- Interactive map of Lenox

Restaurant information
- Chef: Jhonny Reyes
- Food type: Latin American; Nuyorican; Puerto Rican;
- Location: 2510 First Avenue, Seattle, King, Washington, United States
- Coordinates: 47°36′54″N 122°20′56″W﻿ / ﻿47.6151°N 122.349°W
- Website: lenoxwa.com

= Lenox (restaurant) =

Restaurant in Seattle, Washington, U.S.

Lenox is a restaurant in the Belltown neighborhood of Seattle, Washington, United States. It was named one of the nation's best new restaurants by Bon Appétit in 2025.

== Description ==
The Nuyorican / Puerto Rican restaurant Lenox operates in Seattle's Belltown neighborhood.
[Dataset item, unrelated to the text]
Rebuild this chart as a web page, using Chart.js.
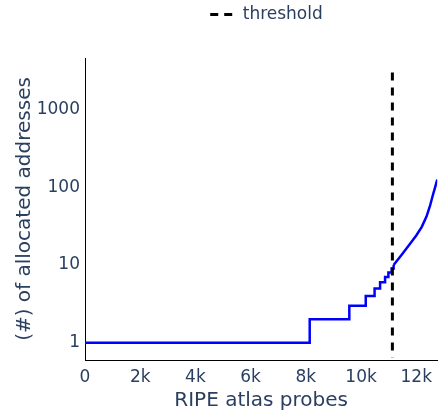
<!DOCTYPE html>
<html><head><meta charset="utf-8">
<script src="https://cdn.jsdelivr.net/npm/chart.js@4/dist/chart.umd.min.js"></script>
<style>html,body{margin:0;padding:0;background:#fff;overflow:hidden}#wrap{width:439px;height:416px;position:relative}</style>
</head><body><div id="wrap"><canvas id="c" width="439" height="416"></canvas></div>
<script>
const stepProbes = [0, 8140, 9575, 10170, 10490, 10690, 10870, 10990, 11110, 11180];
const stepAddresses = [1, 2, 3, 4, 5, 6, 7, 8, 9, 10];
const curveProbes = [11180, 11500, 11830, 12000, 12200, 12370, 12500, 12600, 12700, 12760];
const curveAddresses = [10, 14, 20, 24, 31, 42, 58, 79, 105, 126];
const thresholdProbes = [11135, 11135];
const thresholdAddresses = [3000, 0.643];
const xTickValues = [0, 2000, 4000, 6000, 8000, 10000, 12000];
const xTickLabels = ['0', '2k', '4k', '6k', '8k', '10k', '12k'];
const yTickValues = [1, 10, 100, 1000];
const yTickLabels = ['1', '10', '100', '1000'];
const legendLabel = 'threshold';
const xTitle = 'RIPE atlas probes';
const yTitle = '(#) of allocated addresses';

const FONT = "'DejaVu Sans', Verdana, sans-serif";
const TXT = '#2a3f5f';
const toXY = (xs, ys) => xs.map((x, i) => ({x: x, y: ys[i]}));

const legendShift = {
  id: 'legendShift',
  afterLayout(chart) {
    const l = chart.legend;
    if (!l) return;
    const dx = 47, dy = -25;
    l.left += dx; l.right += dx; l.top += dy; l.bottom += dy;
  }
};

const chart = new Chart(document.getElementById('c'), {
  type: 'line',
  data: {
    datasets: [
      {label: 'steps', data: toXY(stepProbes, stepAddresses), stepped: true,
       borderColor: '#0000ff', borderWidth: 2.5, pointRadius: 0, fill: false, order: 1},
      {label: 'curve', data: toXY(curveProbes, curveAddresses), tension: 0,
       borderColor: '#0000ff', borderWidth: 2.5, pointRadius: 0, fill: false, order: 1},
      {label: legendLabel, data: toXY(thresholdProbes, thresholdAddresses),
       borderColor: '#000000', backgroundColor: '#000000', borderWidth: 3, borderDash: [8, 7],
       pointRadius: 0, fill: false, order: 0}
    ]
  },
  options: {
    responsive: false,
    animation: false,
    layout: {padding: {top: 21, left: 0, right: 0, bottom: 0}},
    plugins: {
      legend: {
        display: true, position: 'top', align: 'center',
        labels: {
          generateLabels: (ch) => Chart.defaults.plugins.legend.labels.generateLabels(ch)
            .filter(item => item.text === legendLabel)
            .map(item => Object.assign(item, {lineDash: [8, 6], lineWidth: 3, strokeStyle: '#000000'})),
          usePointStyle: true, pointStyle: 'line', pointStyleWidth: 24, boxHeight: 17,
          padding: 10, color: TXT, font: {family: FONT, size: 17}
        }
      },
      tooltip: {enabled: false}
    },
    scales: {
      x: {
        type: 'linear', min: 0, max: 12760,
        afterFit: (s) => { s.height = 56; },
        afterBuildTicks: (s) => { s.ticks = xTickValues.map(v => ({value: v})); },
        ticks: {
          callback: (v) => { const i = xTickValues.indexOf(v); return i >= 0 ? xTickLabels[i] : ''; },
          padding: 7, color: TXT, font: {family: FONT, size: 17}, maxRotation: 0, autoSkip: false
        },
        grid: {display: false, drawTicks: false},
        border: {display: true, color: '#000000', width: 1},
        title: {display: true, text: xTitle, color: TXT, font: {family: FONT, size: 20}, padding: {top: 0, bottom: 3}}
      },
      y: {
        type: 'logarithmic', min: 0.643, max: 4613,
        afterFit: (s) => { s.width = 85; },
        afterBuildTicks: (s) => { s.ticks = yTickValues.map(v => ({value: v})); },
        ticks: {
          callback: (v) => { const i = yTickValues.indexOf(v); return i >= 0 ? yTickLabels[i] : ''; },
          padding: 5, color: TXT, font: {family: FONT, size: 17}, autoSkip: false
        },
        grid: {display: false, drawTicks: false},
        border: {display: true, color: '#000000', width: 1},
        title: {display: true, text: yTitle, color: TXT, font: {family: FONT, size: 20}, padding: {top: 13, bottom: 0}}
      }
    }
  },
  plugins: [legendShift]
});
</script>
</body></html>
The Infatuations Aimee Rizzo has described Lenox as a "Harlem-inspired Latin soul food spot". The menu has included empanadas with chicken, a salad with sweet corn, pickled cherries, and squash, and a piña colada.

== History ==
The business started as a pop-up restaurant. Jhonny Reyes is the chef.

== Reception ==
Writers for Seattle Metropolitan included Lenox in a 2024 list of the city's best new restaurants. The Infatuation included the business in a 2025 list of the best restaurants in Belltown.